(Task to carry out)
All of the material should be reproduced exactly, with pictures left out.

+++ Data lines +++

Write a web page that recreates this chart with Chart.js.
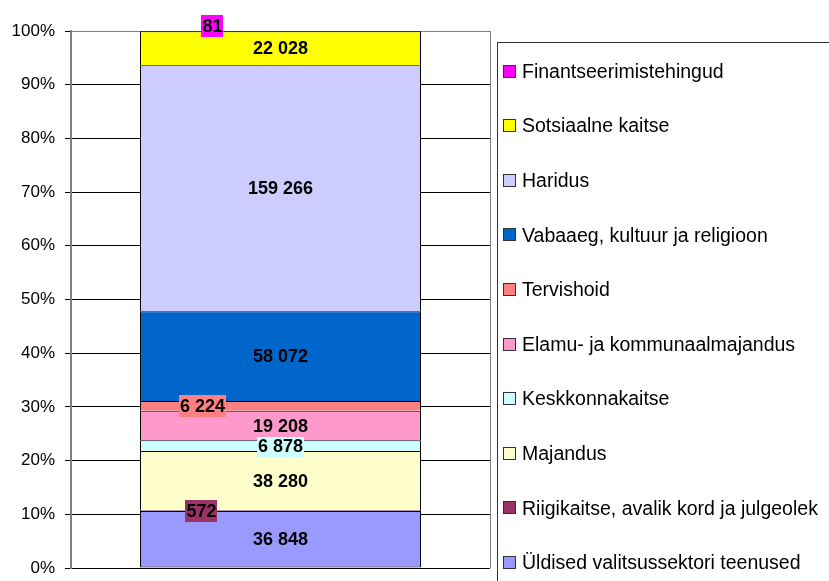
<!DOCTYPE html>
<html>
<head>
<meta charset="utf-8">
<script src="https://cdn.jsdelivr.net/npm/chart.js@4"></script>
<style>
  html, body { margin: 0; padding: 0; background: #fff; }
  canvas { display: block; }
</style>
</head>
<body>
<canvas id="myChart" width="829" height="581"></canvas>
<script>
// series listed bottom to top of the stacked bar
var seriesNames = [
  'Üldised valitsussektori teenused',
  'Riigikaitse, avalik kord ja julgeolek',
  'Majandus',
  'Keskkonnakaitse',
  'Elamu- ja kommunaalmajandus',
  'Tervishoid',
  'Vabaaeg, kultuur ja religioon',
  'Haridus',
  'Sotsiaalne kaitse',
  'Finantseerimistehingud'
];
var seriesValues = [36848, 572, 38280, 6878, 19208, 6224, 58072, 159266, 22028, 81];
var categories = [''];
var yTicks = [0, 10, 20, 30, 40, 50, 60, 70, 80, 90, 100];

var colors = ['#9999FF', '#993366', '#FFFFCC', '#CCFFFF', '#FF99CC',
              '#FF8080', '#0066CC', '#CCCCFF', '#FFFF00', '#FF00FF'];
// nudges for the small value labels, like the original placement
var labelShift = [[0, 0], [-79, 0], [0, 0], [0, 0], [0, 0],
                  [-78, 0], [0, 0], [0, 0], [0, 0], [-68, -5]];

var total = seriesValues.reduce(function (a, b) { return a + b; }, 0);

function fmt(v) {
  return String(v).replace(/\B(?=(\d{3})+(?!\d))/g, ' ');
}

var datasets = seriesNames.map(function (name, i) {
  return {
    label: name,
    data: [seriesValues[i] / total * 100],
    rawValue: seriesValues[i],
    backgroundColor: colors[i],
    borderColor: '#000',
    borderWidth: { top: 1, left: 1, right: 1, bottom: i === 0 ? 1 : 0 },
    borderSkipped: false,
    barPercentage: 0.6707,
    categoryPercentage: 1
  };
});

var valueLabels = {
  id: 'valueLabels',
  afterDatasetsDraw: function (chart) {
    var c = chart.ctx;
    c.save();
    c.font = 'bold 18px "Liberation Sans", Arial, sans-serif';
    c.textAlign = 'center';
    c.textBaseline = 'middle';
    chart.data.datasets.forEach(function (ds, i) {
      var bar = chart.getDatasetMeta(i).data[0];
      var x = bar.x + labelShift[i][0];
      var y = (bar.y + bar.base) / 2 + labelShift[i][1];
      var txt = fmt(ds.rawValue);
      var w = c.measureText(txt).width + 2;
      c.fillStyle = ds.backgroundColor;
      c.fillRect(Math.round(x - w / 2), Math.round(y - 11), Math.round(w), 22);
      c.fillStyle = '#000';
      c.fillText(txt, x, y + 1);
    });
    c.restore();
  }
};

var frameAndLegend = {
  id: 'frameAndLegend',
  afterDraw: function (chart) {
    var c = chart.ctx;
    var a = chart.chartArea;
    c.save();
    // plot area right border
    c.strokeStyle = '#808080';
    c.lineWidth = 1;
    c.beginPath();
    c.moveTo(Math.round(a.right) + 0.5, Math.round(a.top));
    c.lineTo(Math.round(a.right) + 0.5, Math.round(a.bottom));
    c.stroke();

    // legend box
    c.fillStyle = '#fff';
    c.fillRect(497, 43, 400, 600);
    c.strokeStyle = '#333';
    c.strokeRect(497.5, 42.5, 400, 600);

    c.font = '19.5px "Liberation Sans", Arial, sans-serif';
    c.textBaseline = 'middle';
    c.textAlign = 'left';
    var n = chart.data.datasets.length;
    for (var k = 0; k < n; k++) {
      var i = n - 1 - k;
      var ds = chart.data.datasets[i];
      var cy = 71.5 + k * 54.6;
      c.fillStyle = ds.backgroundColor;
      c.fillRect(504, Math.round(cy) - 6, 12, 12);
      c.strokeStyle = '#333';
      c.strokeRect(503.5, Math.round(cy) - 6.5, 12, 12);
      c.fillStyle = '#000';
      c.fillText(ds.label, 522, cy + 1);
    }
    c.restore();
  }
};

var ctx = document.getElementById('myChart').getContext('2d');
var myChart = new Chart(ctx, {
  type: 'bar',
  data: {
    labels: categories,
    datasets: datasets
  },
  options: {
    responsive: false,
    animation: false,
    devicePixelRatio: 1,
    layout: { padding: { left: 0, right: 339, top: 31, bottom: 13 } },
    plugins: {
      legend: { display: false },
      tooltip: { enabled: false }
    },
    scales: {
      x: {
        stacked: true,
        display: false
      },
      y: {
        stacked: true,
        min: 0,
        max: 100,
        afterBuildTicks: function (scale) {
          scale.ticks = yTicks.map(function (v) { return { value: v }; });
        },
        afterFit: function (scale) {
          scale.width = 71;
          scale.paddingTop = 0;
          scale.paddingBottom = 0;
        },
        ticks: {
          padding: 10,
          color: '#000',
          font: { family: '"Liberation Sans", Arial, sans-serif', size: 17 },
          callback: function (v) { return v + '%'; }
        },
        grid: {
          color: function (c) { return c.tick && c.tick.value === 100 ? '#808080' : '#000'; },
          lineWidth: 1,
          tickLength: 6,
          tickColor: '#000'
        },
        border: { color: '#808080', width: 2 }
      }
    }
  },
  plugins: [valueLabels, frameAndLegend]
});
</script>
</body>
</html>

+++

(Output of the exercise)
Write a web page that recreates this chart with Chart.js.
<!DOCTYPE html>
<html>
<head>
<meta charset="utf-8">
<script src="https://cdn.jsdelivr.net/npm/chart.js@4"></script>
<style>
  html, body { margin: 0; padding: 0; background: #fff; }
  canvas { display: block; }
</style>
</head>
<body>
<canvas id="myChart" width="829" height="581"></canvas>
<script>
// series listed bottom to top of the stacked bar
var seriesNames = [
  'Üldised valitsussektori teenused',
  'Riigikaitse, avalik kord ja julgeolek',
  'Majandus',
  'Keskkonnakaitse',
  'Elamu- ja kommunaalmajandus',
  'Tervishoid',
  'Vabaaeg, kultuur ja religioon',
  'Haridus',
  'Sotsiaalne kaitse',
  'Finantseerimistehingud'
];
var seriesValues = [36848, 572, 38280, 6878, 19208, 6224, 58072, 159266, 22028, 81];
var categories = [''];
var yTicks = [0, 10, 20, 30, 40, 50, 60, 70, 80, 90, 100];

var colors = ['#9999FF', '#993366', '#FFFFCC', '#CCFFFF', '#FF99CC',
              '#FF8080', '#0066CC', '#CCCCFF', '#FFFF00', '#FF00FF'];
// nudges for the small value labels, like the original placement
var labelShift = [[0, 0], [-79, 0], [0, 0], [0, 0], [0, 0],
                  [-78, 0], [0, 0], [0, 0], [0, 0], [-68, -5]];

var total = seriesValues.reduce(function (a, b) { return a + b; }, 0);

function fmt(v) {
  return String(v).replace(/\B(?=(\d{3})+(?!\d))/g, ' ');
}

var datasets = seriesNames.map(function (name, i) {
  return {
    label: name,
    data: [seriesValues[i] / total * 100],
    rawValue: seriesValues[i],
    backgroundColor: colors[i],
    borderColor: '#000',
    borderWidth: { top: 1, left: 1, right: 1, bottom: i === 0 ? 1 : 0 },
    borderSkipped: false,
    barPercentage: 0.6707,
    categoryPercentage: 1
  };
});

var valueLabels = {
  id: 'valueLabels',
  afterDatasetsDraw: function (chart) {
    var c = chart.ctx;
    c.save();
    c.font = 'bold 18px "Liberation Sans", Arial, sans-serif';
    c.textAlign = 'center';
    c.textBaseline = 'middle';
    chart.data.datasets.forEach(function (ds, i) {
      var bar = chart.getDatasetMeta(i).data[0];
      var x = bar.x + labelShift[i][0];
      var y = (bar.y + bar.base) / 2 + labelShift[i][1];
      var txt = fmt(ds.rawValue);
      var w = c.measureText(txt).width + 2;
      c.fillStyle = ds.backgroundColor;
      c.fillRect(Math.round(x - w / 2), Math.round(y - 11), Math.round(w), 22);
      c.fillStyle = '#000';
      c.fillText(txt, x, y + 1);
    });
    c.restore();
  }
};

var frameAndLegend = {
  id: 'frameAndLegend',
  afterDraw: function (chart) {
    var c = chart.ctx;
    var a = chart.chartArea;
    c.save();
    // plot area right border
    c.strokeStyle = '#808080';
    c.lineWidth = 1;
    c.beginPath();
    c.moveTo(Math.round(a.right) + 0.5, Math.round(a.top));
    c.lineTo(Math.round(a.right) + 0.5, Math.round(a.bottom));
    c.stroke();

    // legend box
    c.fillStyle = '#fff';
    c.fillRect(497, 43, 400, 600);
    c.strokeStyle = '#333';
    c.strokeRect(497.5, 42.5, 400, 600);

    c.font = '19.5px "Liberation Sans", Arial, sans-serif';
    c.textBaseline = 'middle';
    c.textAlign = 'left';
    var n = chart.data.datasets.length;
    for (var k = 0; k < n; k++) {
      var i = n - 1 - k;
      var ds = chart.data.datasets[i];
      var cy = 71.5 + k * 54.6;
      c.fillStyle = ds.backgroundColor;
      c.fillRect(504, Math.round(cy) - 6, 12, 12);
      c.strokeStyle = '#333';
      c.strokeRect(503.5, Math.round(cy) - 6.5, 12, 12);
      c.fillStyle = '#000';
      c.fillText(ds.label, 522, cy + 1);
    }
    c.restore();
  }
};

var ctx = document.getElementById('myChart').getContext('2d');
var myChart = new Chart(ctx, {
  type: 'bar',
  data: {
    labels: categories,
    datasets: datasets
  },
  options: {
    responsive: false,
    animation: false,
    devicePixelRatio: 1,
    layout: { padding: { left: 0, right: 339, top: 31, bottom: 13 } },
    plugins: {
      legend: { display: false },
      tooltip: { enabled: false }
    },
    scales: {
      x: {
        stacked: true,
        display: false
      },
      y: {
        stacked: true,
        min: 0,
        max: 100,
        afterBuildTicks: function (scale) {
          scale.ticks = yTicks.map(function (v) { return { value: v }; });
        },
        afterFit: function (scale) {
          scale.width = 71;
          scale.paddingTop = 0;
          scale.paddingBottom = 0;
        },
        ticks: {
          padding: 10,
          color: '#000',
          font: { family: '"Liberation Sans", Arial, sans-serif', size: 17 },
          callback: function (v) { return v + '%'; }
        },
        grid: {
          color: function (c) { return c.tick && c.tick.value === 100 ? '#808080' : '#000'; },
          lineWidth: 1,
          tickLength: 6,
          tickColor: '#000'
        },
        border: { color: '#808080', width: 2 }
      }
    }
  },
  plugins: [valueLabels, frameAndLegend]
});
</script>
</body>
</html>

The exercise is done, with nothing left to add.